18 volt crdless drill ready with holesaw

An 18 volt drill ready with hole saw to cut through a worktop

While the teeth create little friction against the surface they are cutting, the sides of the hole saw, if it is not held at exactly 90 degrees to the hole at all times, can rub against the sides of the hole and bind the drill, stalling it and putting a lot of strain on the motor.

The image below shows a cordless drill and hole saw cutting through a 38mm worktop in order to fit a pop-up electrical socket. An 80mm hole saw and arbour was used for this and the drill held at 90 degrees to the worktop at all times. This can be a bit tricky to do so take your time when drilling.

Drilling a hole through a worktop for concealed worktop socket

Drilling a hole through a worktop for concealed worktop socket

Drilling Tap Holes Through Acrylic or Metal Baths and Basins

One of the most popular questions to DIY Doctor is about drilling new tap holes through baths and basins. This is not a difficult procedure and is exactly the same as drilling through wood.

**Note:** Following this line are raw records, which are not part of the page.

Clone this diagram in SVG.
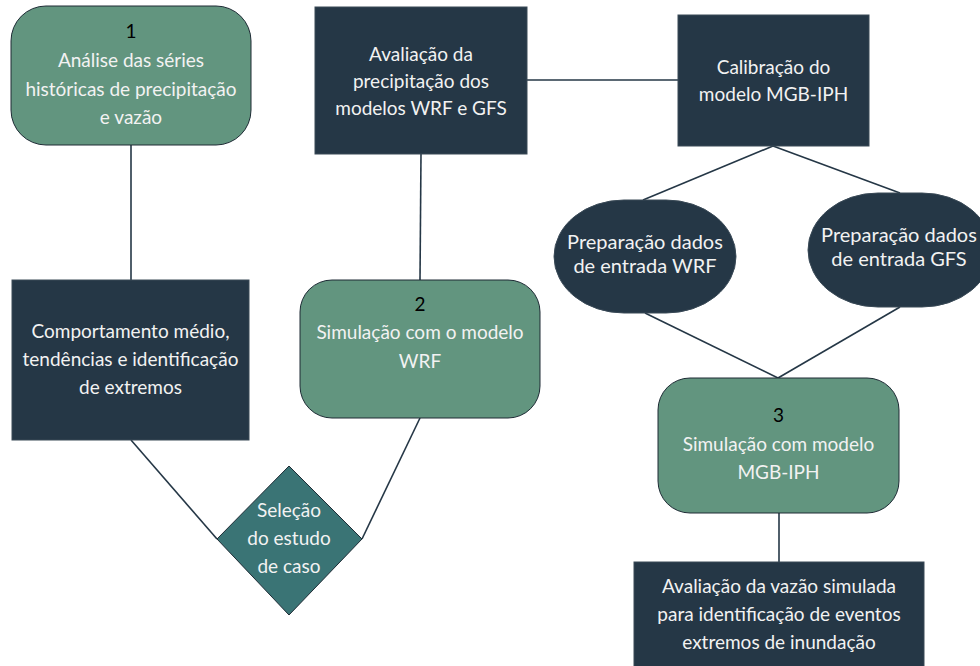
<svg xmlns="http://www.w3.org/2000/svg" width="980" height="666" viewBox="0 0 980 666">
<style>
.green{fill:#62957F;stroke:#1E2B35;stroke-width:1}
.dark{fill:#253746;stroke:#3a4a57;stroke-width:1}
.teal{fill:#3A7475;stroke:#1E2B35;stroke-width:1}
text{font-family:Lato,"Liberation Sans",sans-serif;font-size:19px;text-anchor:middle}
.w{fill:#F2F2F2}
.k{fill:#000000}
.big{font-size:20px}
.conn line{stroke:#253746;stroke-width:1.6}
</style>
<rect width="980" height="666" fill="#ffffff"/>
<g class="conn" id="connectors">
<line x1="131" y1="145" x2="131" y2="280"/>
<line x1="421" y1="154" x2="420" y2="280"/>
<line x1="527" y1="80" x2="678" y2="80"/>
<line x1="773" y1="146" x2="643" y2="200"/>
<line x1="773" y1="146" x2="900" y2="193"/>
<line x1="645" y1="313" x2="778" y2="378"/>
<line x1="900" y1="307" x2="778" y2="378"/>
<line x1="779" y1="513" x2="779" y2="562"/>
<line x1="131" y1="440" x2="217" y2="539"/>
<line x1="420" y1="418" x2="362" y2="539"/>
</g>
<g id="n1">
<rect class="green" x="11" y="6" width="240" height="139" rx="35" ry="35"/>
<text class="k" x="131" y="38">1</text>
<text class="w" x="131" y="67">Análise das séries</text>
<text class="w" x="131" y="96">históricas de precipitação</text>
<text class="w" x="131" y="124">e vazão</text>
</g>
<g id="avaliacao-precip">
<rect class="dark" x="315" y="7" width="212" height="147"/>
<text class="w" x="421" y="61">Avaliação da</text>
<text class="w" x="421" y="88">precipitação dos</text>
<text class="w" x="421" y="115">modelos WRF e GFS</text>
</g>
<g id="calibracao">
<rect class="dark" x="678" y="15" width="191" height="131"/>
<text class="w" x="773.5" y="74">Calibração do</text>
<text class="w" x="773.5" y="101">modelo MGB-IPH</text>
</g>
<g id="prep-wrf">
<rect class="dark" x="554" y="200" width="182" height="113" rx="70" ry="56.5"/>
<text class="w big" x="645" y="249">Preparação dados</text>
<text class="w big" x="645" y="273">de entrada WRF</text>
</g>
<g id="prep-gfs">
<rect class="dark" x="808" y="193" width="184" height="114" rx="70" ry="57"/>
<text class="w big" x="899" y="242">Preparação dados</text>
<text class="w big" x="899" y="266">de entrada GFS</text>
</g>
<g id="comportamento">
<rect class="dark" x="12" y="280" width="237" height="160"/>
<text class="w" x="130.5" y="338">Comportamento médio,</text>
<text class="w" x="130.5" y="366">tendências e identificação</text>
<text class="w" x="130.5" y="394">de extremos</text>
</g>
<g id="n2">
<rect class="green" x="300" y="280" width="240" height="138" rx="32" ry="32"/>
<text class="k" x="420" y="311">2</text>
<text class="w" x="420" y="339">Simulação com o modelo</text>
<text class="w" x="420" y="368">WRF</text>
</g>
<g id="n3">
<rect class="green" x="658" y="378" width="241" height="135" rx="32" ry="32"/>
<text class="k" x="778.5" y="422">3</text>
<text class="w" x="778.5" y="451">Simulação com modelo</text>
<text class="w" x="778.5" y="479">MGB-IPH</text>
</g>
<g id="avaliacao-vazao">
<rect class="dark" x="634" y="562" width="290" height="110"/>
<text class="w" x="779" y="593">Avaliação da vazão simulada</text>
<text class="w" x="779" y="621">para identificação de eventos</text>
<text class="w" x="779" y="649">extremos de inundação</text>
</g>
<g id="selecao">
<polygon class="teal" points="289,466 362,539 289,615 217,539"/>
<text class="w" x="289" y="517">Seleção</text>
<text class="w" x="289" y="545">do estudo</text>
<text class="w" x="289" y="573">de caso</text>
</g>
</svg>
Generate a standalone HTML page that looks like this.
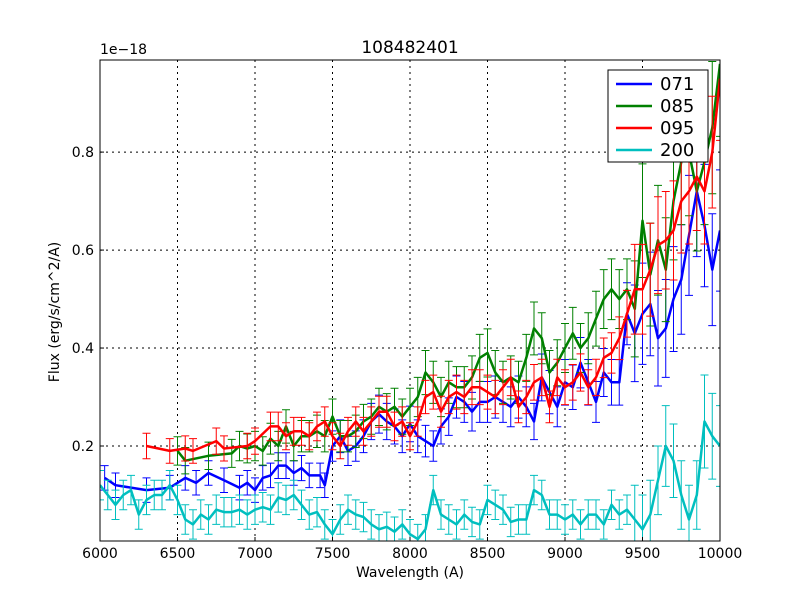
<!DOCTYPE html>
<html><head><meta charset="utf-8"><style>
body{margin:0;background:#fff;}
svg{display:block;font-family:"DejaVu Sans","Liberation Sans",sans-serif;}
</style></head><body>
<svg id="chart" width="800" height="600" viewBox="0 0 800 600">
<rect width="800" height="600" fill="#fff"/>
<g id="grid"></g>
<g id="series"></g>
<rect x="100" y="60" width="620" height="481" fill="none" stroke="#000" stroke-width="1"/>
<g id="axes"></g>
<text x="410" y="53" font-size="17" text-anchor="middle">108482401</text>
<text x="100" y="54" font-size="14">1e−18</text>
<text x="410" y="577" font-size="14" text-anchor="middle">Wavelength (A)</text>
<text x="59" y="312" font-size="14" text-anchor="middle" transform="rotate(-90 59 312)">Flux (erg/s/cm^2/A)</text>
<g id="legend"></g>
</svg>
<script>
const xTicks=[6000,6500,7000,7500,8000,8500,9000,9500,10000];
const yTicks=[0.2,0.4,0.6,0.8];
const seriesNames=["071","085","095","200"];
const seriesColors=["#0000ff","#008000","#ff0000","#00bfbf"];
const wl071=[6030,6100,6300,6450,6550,6620,6700,6800,6900,6950,7000,7050,7100,7150,7200,7250,7300,7350,7420,7450,7500,7550,7600,7650,7700,7750,7800,7850,7900,7950,8000,8050,8100,8150,8200,8250,8300,8350,8400,8450,8500,8550,8600,8650,8700,8750,8800,8850,8900,8950,9000,9050,9100,9150,9200,9250,9300,9350,9400,9450,9500,9550,9600,9650,9700,9750,9800,9850,9900,9950,10000];
const flux071=[0.135,0.12,0.11,0.115,0.135,0.125,0.145,0.13,0.115,0.125,0.11,0.135,0.14,0.16,0.16,0.145,0.155,0.14,0.14,0.12,0.2,0.22,0.19,0.2,0.22,0.25,0.265,0.25,0.24,0.22,0.245,0.22,0.21,0.2,0.24,0.26,0.3,0.29,0.27,0.29,0.29,0.3,0.29,0.28,0.3,0.28,0.25,0.34,0.31,0.28,0.33,0.32,0.37,0.33,0.29,0.35,0.33,0.33,0.47,0.43,0.47,0.49,0.42,0.44,0.5,0.54,0.63,0.72,0.65,0.56,0.64];
const wl085=[6500,6550,6700,6850,6900,6950,7000,7050,7100,7150,7200,7250,7300,7350,7400,7450,7500,7550,7600,7650,7700,7750,7800,7850,7900,7950,8000,8050,8100,8150,8200,8250,8300,8350,8400,8450,8500,8550,8600,8650,8700,8750,8800,8850,8900,8950,9000,9050,9100,9150,9200,9250,9300,9350,9400,9450,9500,9550,9600,9650,9700,9750,9800,9850,9900,9950,10000];
const flux085=[0.19,0.17,0.18,0.185,0.2,0.195,0.2,0.19,0.215,0.2,0.24,0.2,0.22,0.22,0.23,0.22,0.26,0.22,0.22,0.23,0.25,0.26,0.28,0.27,0.28,0.26,0.28,0.3,0.35,0.33,0.3,0.33,0.32,0.32,0.34,0.38,0.39,0.35,0.33,0.34,0.33,0.38,0.44,0.42,0.35,0.37,0.4,0.43,0.4,0.42,0.46,0.5,0.52,0.5,0.52,0.48,0.66,0.55,0.62,0.56,0.7,0.78,0.8,0.72,0.78,0.85,0.98];
const wl095=[6300,6450,6550,6600,6750,6800,6950,7000,7100,7150,7200,7250,7300,7350,7400,7450,7500,7550,7600,7650,7700,7750,7800,7850,7900,7950,8000,8050,8100,8150,8200,8250,8300,8350,8400,8450,8500,8550,8600,8650,8700,8750,8800,8850,8900,8950,9000,9050,9100,9150,9200,9250,9300,9350,9400,9450,9500,9550,9600,9650,9700,9750,9800,9850,9900,9950,10000];
const flux095=[0.2,0.19,0.195,0.19,0.21,0.195,0.2,0.21,0.24,0.24,0.22,0.23,0.23,0.22,0.24,0.25,0.22,0.2,0.23,0.25,0.23,0.25,0.27,0.27,0.24,0.25,0.22,0.25,0.3,0.31,0.27,0.3,0.31,0.3,0.32,0.32,0.31,0.3,0.32,0.34,0.28,0.3,0.33,0.34,0.28,0.34,0.32,0.33,0.35,0.32,0.34,0.38,0.39,0.42,0.47,0.52,0.52,0.56,0.61,0.62,0.64,0.7,0.72,0.75,0.72,0.8,0.95];
const wl200=[6000,6050,6100,6150,6200,6250,6300,6350,6400,6450,6500,6550,6600,6650,6700,6750,6800,6850,6900,6950,7000,7050,7100,7150,7200,7250,7300,7350,7400,7450,7500,7550,7600,7650,7700,7750,7800,7850,7900,7950,8000,8050,8100,8150,8200,8250,8300,8350,8400,8450,8500,8550,8600,8650,8700,8750,8800,8850,8900,8950,9000,9050,9100,9150,9200,9250,9300,9350,9400,9450,9500,9550,9600,9650,9700,9750,9800,9850,9900,9950,10000];
const flux200=[0.12,0.1,0.08,0.1,0.11,0.06,0.09,0.1,0.1,0.12,0.09,0.05,0.04,0.06,0.05,0.07,0.065,0.065,0.07,0.06,0.07,0.075,0.07,0.095,0.09,0.1,0.08,0.06,0.065,0.04,0.02,0.05,0.07,0.06,0.055,0.04,0.03,0.035,0.025,0.04,0.02,0.01,0.03,0.11,0.06,0.05,0.04,0.06,0.045,0.04,0.09,0.08,0.07,0.045,0.05,0.05,0.11,0.1,0.06,0.06,0.05,0.06,0.04,0.06,0.06,0.04,0.08,0.06,0.07,0.05,0.03,0.06,0.13,0.2,0.17,0.1,0.05,0.1,0.25,0.22,0.2];
const errBase=[0.025,0.025,0.022,0.03];
const errGrow=[0.12,0.1,0.08,0.25];

const X0=100,X1=720,Y0=541,Y1=60,XMIN=6000,XMAX=10000,YMIN=0.0061,YMAX=0.988;
const sx=v=>X0+(v-XMIN)/(XMAX-XMIN)*(X1-X0);
const sy=v=>Y0-(v-YMIN)/(YMAX-YMIN)*(Y0-Y1);
const NS="http://www.w3.org/2000/svg";
function mk(tag,attrs,parent){const e=document.createElementNS(NS,tag);for(const k in attrs)e.setAttribute(k,attrs[k]);parent.appendChild(e);return e;}
const grid=document.getElementById('grid'),axes=document.getElementById('axes'),ser=document.getElementById('series'),leg=document.getElementById('legend');
xTicks.forEach(t=>{const x=sx(t);
 if(t>XMIN&&t<XMAX){const g=mk('line',{x1:x,x2:x,y1:Y1,y2:Y0,stroke:'#000','stroke-dasharray':'2,4','stroke-width':1},grid);
 }
 const tk=mk('line',{x1:x,x2:x,y1:Y0,y2:Y0-4,stroke:'#000'},axes);
 const tx=mk('text',{x:x,y:Y0+17,'font-size':14,'text-anchor':'middle'},axes);tx.textContent=t;
 });
yTicks.forEach(t=>{const y=sy(t);
 const g=mk('line',{x1:X0,x2:X1,y1:y,y2:y,stroke:'#000','stroke-dasharray':'2,4','stroke-width':1},grid);
 
 const tk=mk('line',{x1:X0,x2:X0+4,y1:y,y2:y,stroke:'#000'},axes);
 const tx=mk('text',{x:X0-6,y:y+5,'font-size':14,'text-anchor':'end'},axes);tx.textContent=t.toFixed(1);
 });
const wls=[wl071,wl085,wl095,wl200],fls=[flux071,flux085,flux095,flux200];
const clip=mk('clipPath',{id:'pc'},document.getElementById('chart'));mk('rect',{x:X0,y:Y1,width:X1-X0,height:Y0-Y1},clip);
ser.setAttribute('clip-path','url(#pc)');
for(let s=0;s<4;s++){
 const g=mk('g',{},ser);
 const c=seriesColors[s];let pts=[];
 wls[s].forEach((w,i)=>{const v=fls[s][i];const e=errBase[s]+errGrow[s]*Math.max(0,v-0.15)+ (w>9400?0.04:0);
  const x=sx(w),ya=sy(v+e),yb=sy(v-e);
  const eb=mk('path',{d:`M${x},${ya}V${yb}M${x-4},${ya}H${x+4}M${x-4},${yb}H${x+4}`,stroke:c,'stroke-width':1,fill:'none'},g);
  
  pts.push(x.toFixed(1)+','+sy(v).toFixed(1));});
 const ln=mk('polyline',{points:pts.join(' '),fill:'none',stroke:c,'stroke-width':2.5,'stroke-linejoin':'round'},g);
 
}
const lb=mk('rect',{x:608,y:70,width:100,height:92,fill:'#fff',stroke:'#000'},leg);

seriesNames.forEach((n,i)=>{const y=84+i*22;
 const l=mk('line',{x1:616,x2:652,y1:y,y2:y,stroke:seriesColors[i],'stroke-width':2.5},leg);
 
 const t=mk('text',{x:660,y:y+6,'font-size':18},leg);t.textContent=n;
 });
</script>
</body></html>
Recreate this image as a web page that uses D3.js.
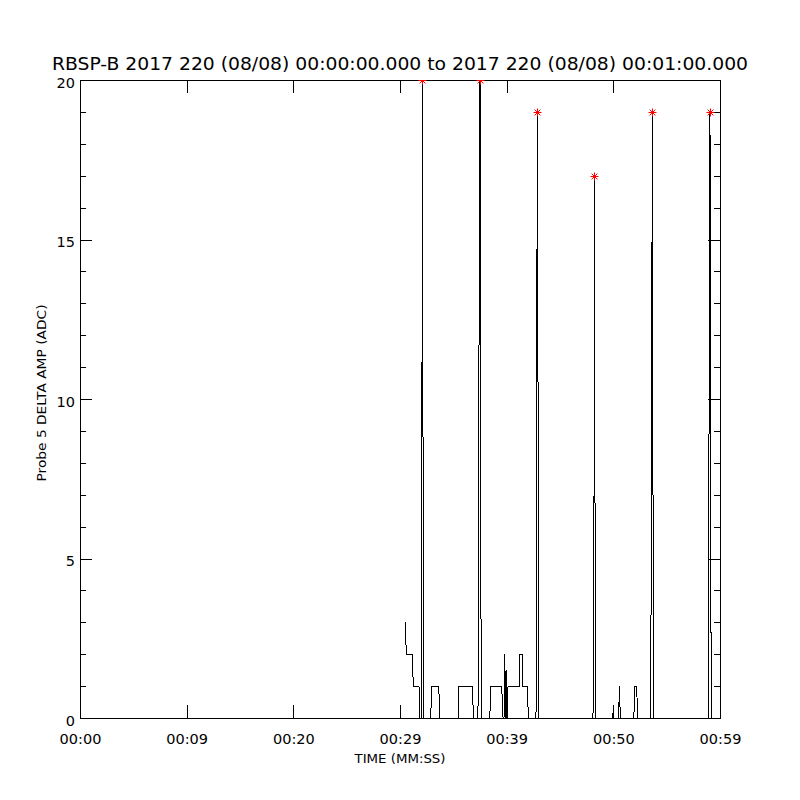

A major concern is not to try and force the drill bit through the surface you are drilling, just apply gentle pressure and allow the hole saw to cut its way through.

Holes drilled in basin for fitting taps

Using a hole saw to cut tap holes in acrylic bath

The most important thing to remember when drilling holes through baths and basins for taps is to make absolutely sure your measurements are correct and you have accounted for the overlap of the base of the tap.

If the hole for your taps is too close to the edge of the bath then the body of the tap will overhang the bath. This will not only look terrible, but it means the water is likely to get into the hole as well. The washer that protects such an event must be fully squashed between the underside of the tap body and the top surface of the bath or basin.

Additionally, as well as taking your time when drilling holes in such materials it's also a good idea to regularly splash or spray (using a rose sprayer) some water on the area you are drilling to keep it cool.

As with any DIY jobs, make sure you are protected! When drilling holes in masonry, tiles, timber or any other material always wear suitable eye protection, dust mask, gloves and old clothes. Fragments of tile or stone can easily be flung from high-speed drills in all directions.